And from 1998 to the 2001 attacks, the CIA's Counterterrorism
Center had only three analysts assigned full time to bin Laden's
network. The FBI had one strategic analyst tracking al Qaeda before
Sept. 11.
`WHAT WAR?'
''The CIA director had declared war on al Qaeda, but the trumpet
call was not widely heard,'' Graham said. 'That raises the question,
`What war?' ''
What top officials in the Clinton or Bush administrations knew
about some of these warnings was not included in Hill's report --
because the Bush White House and CIA refused to turn over that
information, though its substance has been declassified.
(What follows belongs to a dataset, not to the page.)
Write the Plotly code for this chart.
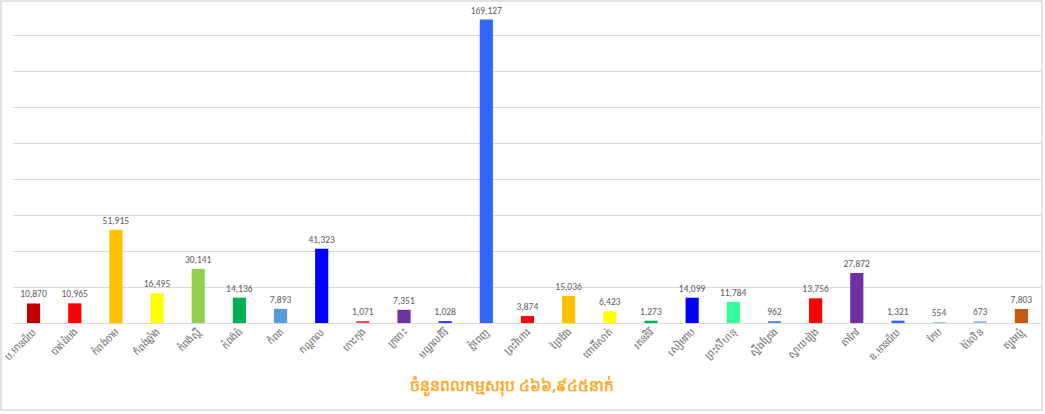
import plotly.graph_objects as go

provinces = ["ប.មានជ័យ", "បាត់ដំបង", "កំពង់ចាម", "កំពង់ឆ្នាំង", "កំពង់ស្ពឺ", "កំពង់ធំ", "កំពត",
             "កណ្ដាល", "កោះកុង", "ក្រចេះ", "មណ្ឌលគិរី", "ភ្នំពេញ", "ព្រះវិហារ", "ព្រៃវែង",
             "ពោធិ៍សាត់", "រតនគិរី", "សៀមរាប", "ព្រះសីហនុ", "ស្ទឹងត្រែង", "ស្វាយរៀង", "តាកែវ",
             "ឧ.មានជ័យ", "កែប", "ប៉ៃលិន", "ត្បូងឃ្មុំ"]
workers = [10870, 10965, 51915, 16495, 30141, 14136, 7893, 41323, 1071, 7351, 1028, 169127,
           3874, 15036, 6423, 1273, 14099, 11784, 962, 13756, 27872, 1321, 554, 673, 7803]
colors = ["#C00000", "#FF0000", "#FFC000", "#FFFF00", "#92D050", "#00B050", "#5B9BD5",
          "#0000FF", "#FF4B4B", "#7030A0", "#3D3DFF", "#3366FF", "#FF0000", "#FFC000",
          "#FFFF00", "#00B050", "#0000FF", "#33FF99", "#5B9BD5", "#FF0000", "#7030A0",
          "#3366FF", "#9DC3E6", "#9DC3E6", "#C55A11"]
title_text = "ចំនួនពលកម្មសរុប ៤៦៦,៩៤៥នាក់"

W, H = 1045, 414
ml, mr, mt, mb = 13, 3, 0, 91

fig = go.Figure(go.Bar(
    x=provinces, y=workers,
    marker=dict(color=colors, line=dict(width=0)),
    text=[f"{v:,}" for v in workers], textposition="outside",
    constraintext="none",
    textfont=dict(size=9.5, color="#595959", family="Carlito, Liberation Sans, sans-serif"),
    cliponaxis=False,
))

pw = W - ml - mr
ph = H - mt - mb
def px(x):
    return (x - ml) / pw
def py(y):
    return (H - mb - y) / ph

fig.update_layout(
    width=W, height=H,
    margin=dict(l=ml, r=mr, t=mt, b=mb, autoexpand=False),
    paper_bgcolor="white", plot_bgcolor="white",
    bargap=0.68, showlegend=False,
    xaxis=dict(tickangle=-45, tickfont=dict(size=10, color="#666666"),
               showline=False, ticks="", showgrid=False, automargin=False),
    yaxis=dict(range=[0, 180000], dtick=20000, showticklabels=False, ticks="",
               gridcolor="#D9D9D9", gridwidth=1, zeroline=True, zerolinecolor="#D9D9D9",
               zerolinewidth=1, showline=False, automargin=False),
    annotations=[dict(text=f"<b>{title_text}</b>", x=px(512), y=py(385), xref="paper", yref="paper",
                      showarrow=False, font=dict(size=15.5, color="#FFA928"),
                      xanchor="center", yanchor="middle")],
    shapes=[dict(type="rect", xref="paper", yref="paper",
                 x0=px(1), x1=px(1042), y0=py(1), y1=py(410),
                 line=dict(color="#D9D9D9", width=1.5), layer="below")],
)

fig.write_html("out.html", config={"displayModeBar": False},
               post_script="document.body.style.margin='0';document.body.style.overflow='hidden';")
''There's an important principle at stake,'' said Anne Womack,
White House spokesperson. ``In the past, information that has been
provided directly to the president by his closest advisors has not
been disclosed in order to preserve the ability of the president to
receive the most candid and frank advice.''
Hill disagreed: ``We believe the American public has a compelling
interest in this information and that public disclosure would not
harm national security.''
Graham and Rep. Porter Goss, the Sanibel Republican who is
co-chairman, said they are still negotiating with the White House to
release some of that information.
Stephen Push, whose wife Lisa Raines died in the airliner that
crashed into the Pentagon, called for a major overhaul of
intelligence agencies.
''The time for incremental reform is over,'' Push said. ``If the
intelligence community had been doing its job, my wife would be
alive today.''
Ron Hutcheson of Knight Ridder contributed to this
report.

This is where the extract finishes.